## The task
Going through the material below, please gather all lines with the word "React" in them.
--- start Extracted entries ---
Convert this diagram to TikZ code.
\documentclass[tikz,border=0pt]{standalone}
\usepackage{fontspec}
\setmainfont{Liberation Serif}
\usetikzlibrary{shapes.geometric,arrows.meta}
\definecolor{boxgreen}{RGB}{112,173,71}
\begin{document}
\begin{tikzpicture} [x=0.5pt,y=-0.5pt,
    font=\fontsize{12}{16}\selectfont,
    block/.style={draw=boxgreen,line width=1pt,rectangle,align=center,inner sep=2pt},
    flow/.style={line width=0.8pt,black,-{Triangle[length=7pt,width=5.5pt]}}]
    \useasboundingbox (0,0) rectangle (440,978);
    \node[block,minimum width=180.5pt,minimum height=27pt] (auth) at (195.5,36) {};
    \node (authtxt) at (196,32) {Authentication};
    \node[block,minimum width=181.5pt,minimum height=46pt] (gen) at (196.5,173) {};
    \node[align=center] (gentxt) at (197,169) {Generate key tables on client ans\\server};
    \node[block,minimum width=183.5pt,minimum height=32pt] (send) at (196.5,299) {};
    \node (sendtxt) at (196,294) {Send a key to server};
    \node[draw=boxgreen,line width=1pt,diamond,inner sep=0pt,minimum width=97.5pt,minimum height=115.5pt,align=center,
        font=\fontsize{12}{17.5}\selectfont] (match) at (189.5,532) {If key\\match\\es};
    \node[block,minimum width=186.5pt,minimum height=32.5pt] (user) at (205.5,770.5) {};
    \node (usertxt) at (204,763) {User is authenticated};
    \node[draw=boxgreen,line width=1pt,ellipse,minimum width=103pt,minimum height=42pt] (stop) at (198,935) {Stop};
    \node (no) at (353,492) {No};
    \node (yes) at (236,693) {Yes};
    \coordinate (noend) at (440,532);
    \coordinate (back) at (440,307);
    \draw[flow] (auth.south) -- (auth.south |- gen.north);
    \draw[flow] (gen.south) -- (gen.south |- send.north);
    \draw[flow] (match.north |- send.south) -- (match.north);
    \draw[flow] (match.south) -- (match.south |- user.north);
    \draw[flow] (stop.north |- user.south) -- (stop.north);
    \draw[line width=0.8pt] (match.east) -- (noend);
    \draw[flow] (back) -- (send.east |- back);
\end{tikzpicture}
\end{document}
--- end Extracted entries ---
--- start Extracted entries ---
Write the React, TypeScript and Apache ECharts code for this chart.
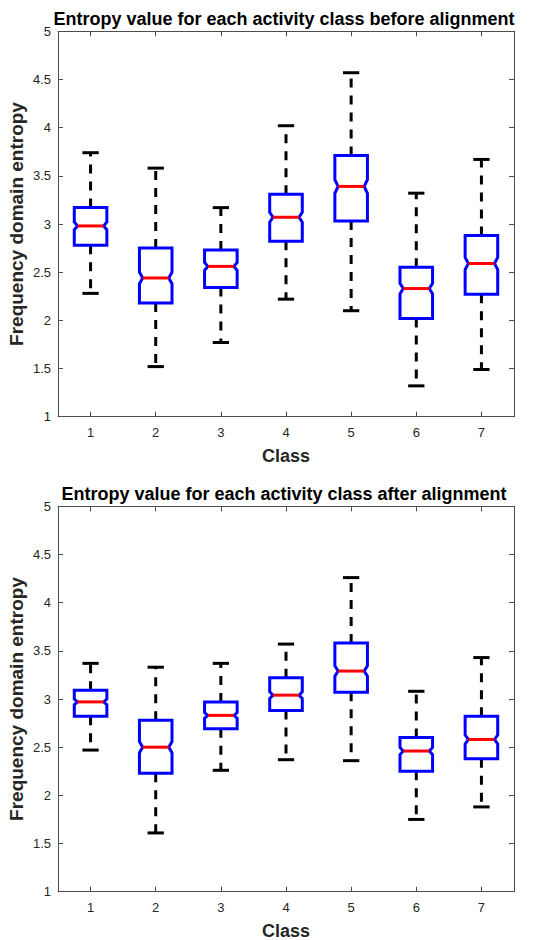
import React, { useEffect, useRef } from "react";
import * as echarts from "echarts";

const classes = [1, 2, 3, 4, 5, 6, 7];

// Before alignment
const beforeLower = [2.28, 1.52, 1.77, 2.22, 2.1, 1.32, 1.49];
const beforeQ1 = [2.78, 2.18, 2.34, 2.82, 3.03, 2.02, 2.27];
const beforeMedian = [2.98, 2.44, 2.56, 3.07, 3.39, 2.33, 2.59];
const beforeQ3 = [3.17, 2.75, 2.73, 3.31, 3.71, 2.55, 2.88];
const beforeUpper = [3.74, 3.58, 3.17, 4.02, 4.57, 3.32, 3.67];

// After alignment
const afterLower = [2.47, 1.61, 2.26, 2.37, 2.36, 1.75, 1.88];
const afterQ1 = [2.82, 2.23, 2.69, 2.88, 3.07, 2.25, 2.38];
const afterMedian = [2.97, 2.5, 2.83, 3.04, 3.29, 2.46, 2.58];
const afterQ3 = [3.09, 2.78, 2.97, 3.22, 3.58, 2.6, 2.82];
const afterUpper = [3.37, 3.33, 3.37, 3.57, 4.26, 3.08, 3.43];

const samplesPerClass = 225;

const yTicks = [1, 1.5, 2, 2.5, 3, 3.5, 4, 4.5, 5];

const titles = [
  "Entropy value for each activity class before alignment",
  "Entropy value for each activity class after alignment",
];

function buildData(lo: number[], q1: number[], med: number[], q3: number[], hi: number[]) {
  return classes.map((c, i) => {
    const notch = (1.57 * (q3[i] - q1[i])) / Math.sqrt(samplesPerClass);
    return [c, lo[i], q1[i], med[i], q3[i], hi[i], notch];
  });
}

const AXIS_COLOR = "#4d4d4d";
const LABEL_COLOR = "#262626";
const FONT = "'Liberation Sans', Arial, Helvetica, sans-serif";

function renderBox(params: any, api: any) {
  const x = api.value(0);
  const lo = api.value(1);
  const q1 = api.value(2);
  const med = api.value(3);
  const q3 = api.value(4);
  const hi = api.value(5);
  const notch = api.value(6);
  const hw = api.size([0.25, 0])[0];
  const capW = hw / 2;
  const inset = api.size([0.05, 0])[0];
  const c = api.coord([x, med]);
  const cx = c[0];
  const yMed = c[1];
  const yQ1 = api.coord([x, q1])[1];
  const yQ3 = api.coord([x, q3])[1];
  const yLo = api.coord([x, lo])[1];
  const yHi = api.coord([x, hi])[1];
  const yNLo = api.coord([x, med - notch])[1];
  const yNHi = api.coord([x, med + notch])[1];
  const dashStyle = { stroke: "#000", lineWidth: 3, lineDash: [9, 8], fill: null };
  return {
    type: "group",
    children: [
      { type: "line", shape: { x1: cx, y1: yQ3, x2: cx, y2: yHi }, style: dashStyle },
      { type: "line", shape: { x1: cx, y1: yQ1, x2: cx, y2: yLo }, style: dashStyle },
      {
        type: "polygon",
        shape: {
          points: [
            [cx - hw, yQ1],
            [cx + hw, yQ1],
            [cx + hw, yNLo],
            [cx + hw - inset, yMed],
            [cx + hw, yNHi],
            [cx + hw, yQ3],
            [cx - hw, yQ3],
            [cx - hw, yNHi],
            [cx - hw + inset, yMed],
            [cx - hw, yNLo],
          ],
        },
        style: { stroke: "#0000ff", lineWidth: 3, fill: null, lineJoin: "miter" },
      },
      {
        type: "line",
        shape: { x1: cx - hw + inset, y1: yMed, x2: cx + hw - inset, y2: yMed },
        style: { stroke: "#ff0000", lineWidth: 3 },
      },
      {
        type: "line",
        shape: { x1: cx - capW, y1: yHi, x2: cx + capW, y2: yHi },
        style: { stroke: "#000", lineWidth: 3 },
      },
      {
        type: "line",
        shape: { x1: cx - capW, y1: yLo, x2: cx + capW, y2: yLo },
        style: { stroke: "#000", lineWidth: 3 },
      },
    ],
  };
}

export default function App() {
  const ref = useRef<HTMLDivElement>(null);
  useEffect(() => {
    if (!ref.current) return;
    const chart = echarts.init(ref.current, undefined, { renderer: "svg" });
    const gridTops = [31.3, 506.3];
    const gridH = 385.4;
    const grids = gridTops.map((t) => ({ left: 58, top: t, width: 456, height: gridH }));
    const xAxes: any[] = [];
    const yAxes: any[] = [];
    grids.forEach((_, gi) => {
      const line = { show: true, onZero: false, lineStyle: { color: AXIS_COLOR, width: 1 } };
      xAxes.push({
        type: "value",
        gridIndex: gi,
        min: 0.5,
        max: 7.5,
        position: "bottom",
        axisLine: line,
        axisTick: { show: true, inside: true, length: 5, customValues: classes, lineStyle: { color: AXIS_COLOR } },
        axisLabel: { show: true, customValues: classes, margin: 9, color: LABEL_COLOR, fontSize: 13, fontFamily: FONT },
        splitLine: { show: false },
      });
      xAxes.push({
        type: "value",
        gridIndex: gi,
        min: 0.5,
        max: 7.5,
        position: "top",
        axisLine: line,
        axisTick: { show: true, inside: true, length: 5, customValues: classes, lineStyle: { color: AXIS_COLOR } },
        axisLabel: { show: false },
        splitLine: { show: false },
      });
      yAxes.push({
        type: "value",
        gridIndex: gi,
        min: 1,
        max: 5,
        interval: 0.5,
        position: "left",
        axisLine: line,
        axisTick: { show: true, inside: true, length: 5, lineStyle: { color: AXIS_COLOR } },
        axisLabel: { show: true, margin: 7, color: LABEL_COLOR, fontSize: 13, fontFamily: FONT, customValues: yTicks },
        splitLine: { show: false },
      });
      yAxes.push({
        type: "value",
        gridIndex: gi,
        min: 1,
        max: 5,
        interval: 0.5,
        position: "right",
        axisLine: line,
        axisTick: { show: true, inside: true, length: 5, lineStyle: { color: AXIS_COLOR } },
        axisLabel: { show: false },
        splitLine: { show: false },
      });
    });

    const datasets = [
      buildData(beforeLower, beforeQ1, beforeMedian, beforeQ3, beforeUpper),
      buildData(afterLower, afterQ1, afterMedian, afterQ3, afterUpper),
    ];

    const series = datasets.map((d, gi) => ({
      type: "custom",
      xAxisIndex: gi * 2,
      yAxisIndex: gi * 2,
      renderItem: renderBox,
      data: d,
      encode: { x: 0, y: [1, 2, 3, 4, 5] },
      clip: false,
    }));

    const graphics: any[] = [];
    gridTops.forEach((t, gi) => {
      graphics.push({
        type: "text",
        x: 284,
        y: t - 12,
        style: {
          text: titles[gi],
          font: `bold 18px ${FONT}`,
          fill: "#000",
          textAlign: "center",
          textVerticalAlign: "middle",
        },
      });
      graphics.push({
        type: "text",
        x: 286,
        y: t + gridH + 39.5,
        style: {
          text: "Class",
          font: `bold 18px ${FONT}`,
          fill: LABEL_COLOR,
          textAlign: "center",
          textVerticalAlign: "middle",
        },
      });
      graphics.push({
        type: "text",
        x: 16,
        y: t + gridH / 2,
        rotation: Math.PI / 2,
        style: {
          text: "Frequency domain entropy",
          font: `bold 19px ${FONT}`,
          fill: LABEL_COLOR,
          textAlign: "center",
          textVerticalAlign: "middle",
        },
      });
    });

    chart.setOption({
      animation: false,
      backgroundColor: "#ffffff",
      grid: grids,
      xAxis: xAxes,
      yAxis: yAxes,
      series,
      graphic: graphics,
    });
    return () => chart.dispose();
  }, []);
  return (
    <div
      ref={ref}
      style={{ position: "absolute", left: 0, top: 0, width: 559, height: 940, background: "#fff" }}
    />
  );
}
--- end Extracted entries ---
## Output for this task
Write the React, TypeScript and Apache ECharts code for this chart.
import React, { useEffect, useRef } from "react";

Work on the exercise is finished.